[Items from a data source]
-=-=-

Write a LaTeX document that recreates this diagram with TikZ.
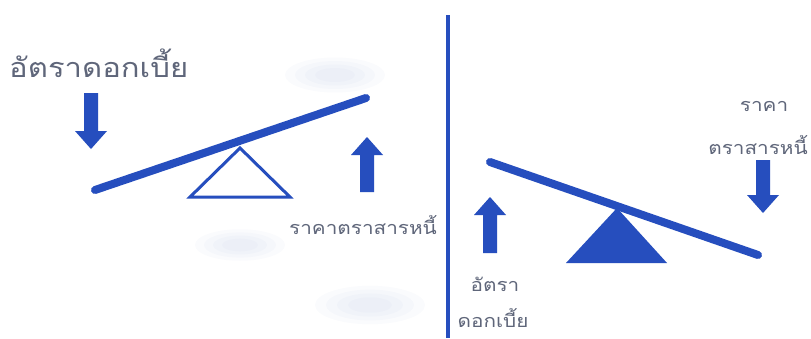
\documentclass[tikz,border=0pt]{standalone}
\usepackage{fontspec}
\newfontfamily\thaifont[Script=Thai,FakeStretch=1.15]{Loma}
\definecolor{beamblue}{RGB}{38,78,190}
\definecolor{txtgray}{RGB}{95,102,122}
\tikzset{
  beam/.style={draw=beamblue,line width=8pt,line cap=round},
  lbl/.style={text=txtgray,inner sep=0pt},
  small/.style={lbl,font=\thaifont\fontsize{18}{20}\selectfont},
  pics/uparr/.style={code={\fill[beamblue] (0,0) -- (16,18) -- (7,18) -- (7,#1) -- (-7,#1) -- (-7,18) -- (-16,18) -- cycle;}},
  pics/downarr/.style={code={\fill[beamblue] (0,0) -- (16,-18) -- (7,-18) -- (7,-#1) -- (-7,-#1) -- (-7,-18) -- (-16,-18) -- cycle;}},
  pics/smudge/.style={code={\foreach \s in {1,0.8,0.6,0.4}{\fill[beamblue,opacity=0.018] (0,0) ellipse ({#1*\s} and {#1*\s*0.35});}}}
}
\begin{document}
\begin{tikzpicture}[x=1pt,y=-1pt]
\useasboundingbox[fill=white] (0,0) rectangle (811,338);
% faint background smudges
\pic at (335,75) {smudge=50};
\pic at (240,245) {smudge=45};
\pic at (370,305) {smudge=55};
% divider
\coordinate (vtop) at (448,15);
\coordinate (vbot) at (448,338);
\draw[beamblue,line width=4pt] (vtop) -- (vbot);
% left seesaw
\coordinate (lb1) at (95,190);
\coordinate (lb2) at (366,98);
\draw[beamblue,line width=3pt,line join=miter] (240,148) -- (290,197) -- (190,197) -- cycle;
\draw[beam] (lb1) -- (lb2);
\pic at (91,149) {downarr=56};
\pic at (367,137) {uparr=55};
\node[lbl,font=\thaifont\fontsize{27}{30}\selectfont,anchor=west] (ir1) at (9,63) {อัตราดอกเบี้ย};
\node[small,anchor=east] (bp1) at (437,225) {ราคาตราสารหนี้};
% right seesaw
\coordinate (rb1) at (490,162);
\coordinate (rb2) at (758,255);
\fill[beamblue] (617,208) -- (667,263) -- (566,263) -- cycle;
\draw[beam] (rb1) -- (rb2);
\pic at (490,197) {uparr=56};
\pic at (763,213) {downarr=53};
\node[small] (bp2a) at (764,106) {ราคา};
\node[small] (bp2b) at (758,145) {ตราสารหนี้};
\node[small] (ir2a) at (495,284) {อัตรา};
\node[small] (ir2b) at (493,318) {ดอกเบี้ย};
\end{tikzpicture}
\end{document}
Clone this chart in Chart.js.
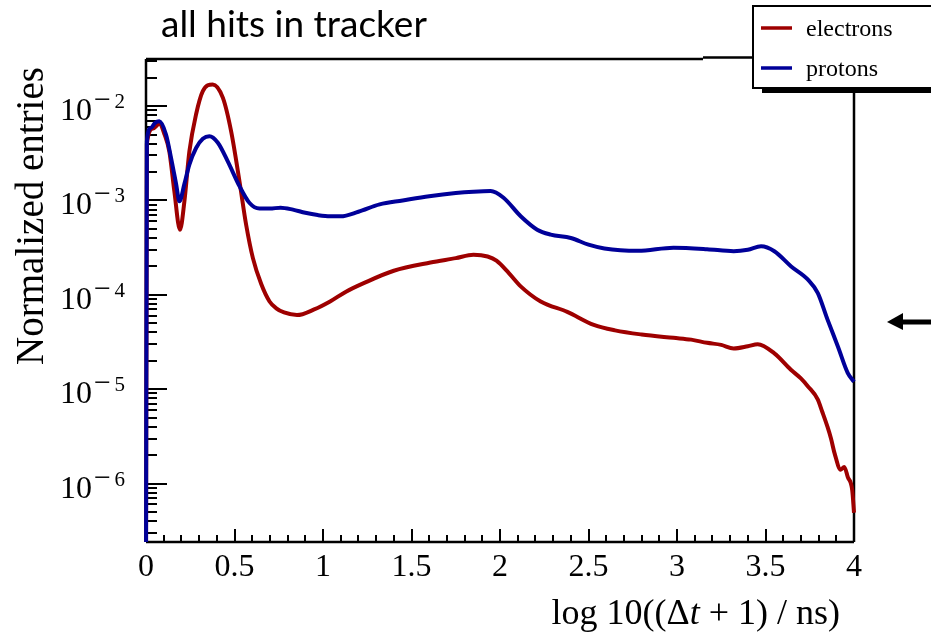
<!DOCTYPE html>
<html>
<head>
<meta charset="utf-8">
<script src="https://cdn.jsdelivr.net/npm/chart.js@4"></script>
<style>
  html, body { margin: 0; padding: 0; background: #fff; }
  #wrap { position: relative; width: 931px; height: 635px; }
</style>
</head>
<body>
<div id="wrap"><canvas id="chart"></canvas></div>
<script>
// values: x = log10((dt+1)/ns), y = normalized entries
const electronX = [0, 0.005, 0.04, 0.075, 0.105, 0.132, 0.16, 0.192, 0.217, 0.245, 0.283, 0.321, 0.377, 0.434,
  0.481, 0.528, 0.566, 0.604, 0.651, 0.698, 0.736, 0.78, 0.853, 0.95, 1.04, 1.13, 1.23, 1.40, 1.607, 1.75, 1.85, 1.93, 1.98,
  2.05, 2.117, 2.23, 2.38, 2.53, 2.65, 2.80, 2.98, 3.08, 3.17, 3.25, 3.32, 3.40, 3.456, 3.55, 3.645, 3.70, 3.74,
  3.795, 3.82, 3.85, 3.87, 3.89, 3.925, 3.945, 3.965, 3.99, 4.0];
const electronY = [1e-7, 4.0e-3, 5.8e-3, 6.5e-3, 5.0e-3, 3.3e-3, 1.26e-3, 4.9e-4, 9.8e-4, 3.3e-3, 8.2e-3, 1.44e-2, 1.7e-2, 1.23e-2,
  5.4e-3, 1.6e-3, 5.5e-4, 2.45e-4, 1.3e-4, 8.5e-5, 7.2e-5, 6.5e-5, 6.1e-5, 7.0e-5, 8.5e-5, 1.08e-4, 1.33e-4, 1.8e-4, 2.2e-4, 2.45e-4, 2.66e-4, 2.55e-4, 2.3e-4,
  1.7e-4, 1.23e-4, 8.5e-5, 6.6e-5, 4.8e-5, 4.2e-5, 3.8e-5, 3.5e-5, 3.35e-5, 3.1e-5, 2.95e-5, 2.7e-5, 2.85e-5, 3.0e-5, 2.4e-5, 1.6e-5, 1.3e-5, 1.07e-5,
  7.8e-6, 5.8e-6, 4.0e-6, 3.0e-6, 2.1e-6, 1.4e-6, 1.5e-6, 1.17e-6, 8.5e-7, 4.9e-7];

const protonX = [0, 0.005, 0.028, 0.05, 0.075, 0.113, 0.142, 0.17, 0.189, 0.217, 0.245, 0.283, 0.321, 0.358, 0.406, 0.462,
  0.528, 0.585, 0.641, 0.70, 0.76, 0.83, 0.90, 0.97, 1.04, 1.10, 1.20, 1.32, 1.45, 1.60, 1.75, 1.85, 1.947, 2.02,
  2.117, 2.21, 2.286, 2.40, 2.50, 2.59, 2.78, 2.98, 3.17, 3.32, 3.40, 3.475, 3.55, 3.645, 3.74, 3.795, 3.85, 3.91, 3.965, 4.0];
const protonY = [1e-7, 4.25e-3, 5.9e-3, 6.6e-3, 6.9e-3, 5.0e-3, 2.8e-3, 1.5e-3, 9.8e-4, 1.5e-3, 2.4e-3, 3.6e-3, 4.5e-3, 4.8e-3, 4.1e-3, 2.6e-3,
  1.42e-3, 9.4e-4, 8.2e-4, 8.2e-4, 8.4e-4, 8.0e-4, 7.4e-4, 7.0e-4, 6.8e-4, 6.8e-4, 7.6e-4, 9.1e-4, 1.0e-3, 1.11e-3, 1.2e-3, 1.24e-3, 1.26e-3, 1.07e-3,
  6.8e-4, 4.9e-4, 4.35e-4, 4.0e-4, 3.4e-4, 3.1e-4, 2.93e-4, 3.16e-4, 3.05e-4, 2.9e-4, 3.0e-4, 3.27e-4, 2.9e-4, 2.0e-4, 1.45e-4, 1.05e-4, 5.5e-5, 2.8e-5, 1.48e-5, 1.2e-5];

const xTickLabels = ['0', '0.5', '1', '1.5', '2', '2.5', '3', '3.5', '4'];
const yDecades = [-6, -5, -4, -3, -2];

const RED = '#9e0000';
const BLUE = '#000099';
const SERIF = '"Liberation Serif", "DejaVu Serif", serif';

const toPoints = (xs, ys) => xs.map((x, i) => ({ x: x, y: ys[i] }));

const framePlugin = {
  id: 'frame',
  beforeDatasetsDraw(chart) {
    const { ctx, chartArea: a, scales } = chart;
    const xs = scales.x, ys = scales.y;
    ctx.save();
    ctx.strokeStyle = '#000';
    ctx.lineWidth = 2.5;
    ctx.beginPath();
    ctx.moveTo(a.left, 59); ctx.lineTo(703, 59);
    ctx.moveTo(703, 57.5); ctx.lineTo(753, 57.5);
    ctx.moveTo(a.right, 88); ctx.lineTo(a.right, a.bottom);
    ctx.moveTo(a.left, a.top); ctx.lineTo(a.left, a.bottom);
    ctx.moveTo(a.left, a.bottom); ctx.lineTo(a.right, a.bottom);
    ctx.stroke();

    // inward tick marks
    ctx.lineWidth = 2;
    ctx.beginPath();
    for (let i = 0; i <= 40; i++) {
      const px = Math.round(xs.getPixelForValue(i / 10));
      const len = i % 5 === 0 ? 13 : 7;
      ctx.moveTo(px, a.bottom); ctx.lineTo(px, a.bottom - len);
    }
    for (let d = -7; d <= -2; d++) {
      for (let m = 1; m <= 9; m++) {
        const v = m * Math.pow(10, d);
        if (v < ys.min || v > ys.max) continue;
        const py = Math.round(ys.getPixelForValue(v));
        const len = m === 1 ? 21 : 11;
        ctx.moveTo(a.left, py); ctx.lineTo(a.left + len, py);
      }
    }
    ctx.stroke();

    // tick labels
    ctx.fillStyle = '#000';
    ctx.font = '32px ' + SERIF;
    ctx.textAlign = 'center';
    ctx.textBaseline = 'alphabetic';
    xTickLabels.forEach(t => {
      ctx.fillText(t, xs.getPixelForValue(parseFloat(t)), 576);
    });
    yDecades.forEach(d => {
      const py = ys.getPixelForValue(Math.pow(10, d));
      ctx.textAlign = 'right';
      ctx.font = '21px ' + SERIF;
      ctx.fillText(String(Math.abs(d)), 125, py + 2);
      ctx.textAlign = 'center';
      ctx.font = '30px ' + SERIF;
      ctx.fillText('\u2212', 102.5, py + 3);
      ctx.textAlign = 'right';
      ctx.font = '32px ' + SERIF;
      ctx.fillText('10', 92, py + 14);
    });
    ctx.restore();
  },
  afterDraw(chart) {
    const { ctx } = chart;
    ctx.save();
    ctx.fillStyle = '#000';

    // title
    ctx.font = '37px Lato, "Open Sans", sans-serif';
    ctx.textAlign = 'left';
    ctx.fillText('all hits in tracker', 161, 37);

    // y axis title
    ctx.save();
    ctx.translate(43, 216);
    ctx.rotate(-Math.PI / 2);
    ctx.font = '39px ' + SERIF;
    ctx.textAlign = 'center';
    ctx.fillText('Normalized entries', 0, 0);
    ctx.restore();

    // x axis title, right aligned
    const parts = [['log 10((\u0394', ''], ['t', 'italic '], [' + 1) / ns)', '']];
    const fs = '36px ';
    let w = 0;
    parts.forEach(p => { ctx.font = p[1] + fs + SERIF; w += ctx.measureText(p[0]).width; });
    let x = 840 - w;
    ctx.textAlign = 'left';
    parts.forEach(p => {
      ctx.font = p[1] + fs + SERIF;
      ctx.fillText(p[0], x, 624);
      x += ctx.measureText(p[0]).width;
    });

    // legend box with shadow
    ctx.fillRect(762, 88, 180, 5);
    ctx.fillStyle = '#fff';
    ctx.fillRect(753, 6, 190, 82);
    ctx.strokeStyle = '#000';
    ctx.lineWidth = 2;
    ctx.strokeRect(753, 6, 190, 82);
    ctx.font = '24px ' + SERIF;
    ctx.fillStyle = '#000';
    chart.data.datasets.forEach((ds, i) => {
      const ly = i === 0 ? 28 : 68;
      ctx.strokeStyle = ds.borderColor;
      ctx.lineWidth = 3.5;
      ctx.beginPath(); ctx.moveTo(761, ly); ctx.lineTo(792, ly); ctx.stroke();
      ctx.fillText(ds.label, 806, ly + 8);
    });

    // arrow on the right
    ctx.fillStyle = '#000';
    ctx.fillRect(902, 319.5, 29, 5);
    ctx.beginPath();
    ctx.moveTo(887, 322); ctx.lineTo(903, 313); ctx.lineTo(903, 330); ctx.closePath();
    ctx.fill();
    ctx.restore();
  }
};

new Chart(document.getElementById('chart'), {
  type: 'line',
  data: {
    datasets: [
      { label: 'electrons', data: toPoints(electronX, electronY), borderColor: RED, order: 1 },
      { label: 'protons', data: toPoints(protonX, protonY), borderColor: BLUE, order: 0 }
    ]
  },
  options: {
    responsive: true,
    maintainAspectRatio: false,
    animation: false,
    layout: { padding: { top: 59, right: 77, left: 0, bottom: 0 } },
    elements: {
      line: { borderWidth: 4, cubicInterpolationMode: 'monotone', fill: false },
      point: { radius: 0 }
    },
    datasets: { line: { clip: { left: 4, right: 4, top: 0, bottom: 0 } } },
    plugins: { legend: { display: false }, tooltip: { enabled: false } },
    scales: {
      x: {
        type: 'linear', min: 0, max: 4,
        grid: { display: false }, border: { display: false }, ticks: { display: false },
        afterFit: s => { s.height = 93; }
      },
      y: {
        type: 'logarithmic', min: 2.4e-7, max: 3.16e-2,
        grid: { display: false }, border: { display: false }, ticks: { display: false },
        afterFit: s => { s.width = 146; }
      }
    }
  },
  plugins: [framePlugin]
});
</script>
</body>
</html>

-=-=-

Task prompt. Filter for "this". Return all lines that hold it.

Final answer.
Write a LaTeX document that recreates this diagram with TikZ.
Clone this chart in Chart.js.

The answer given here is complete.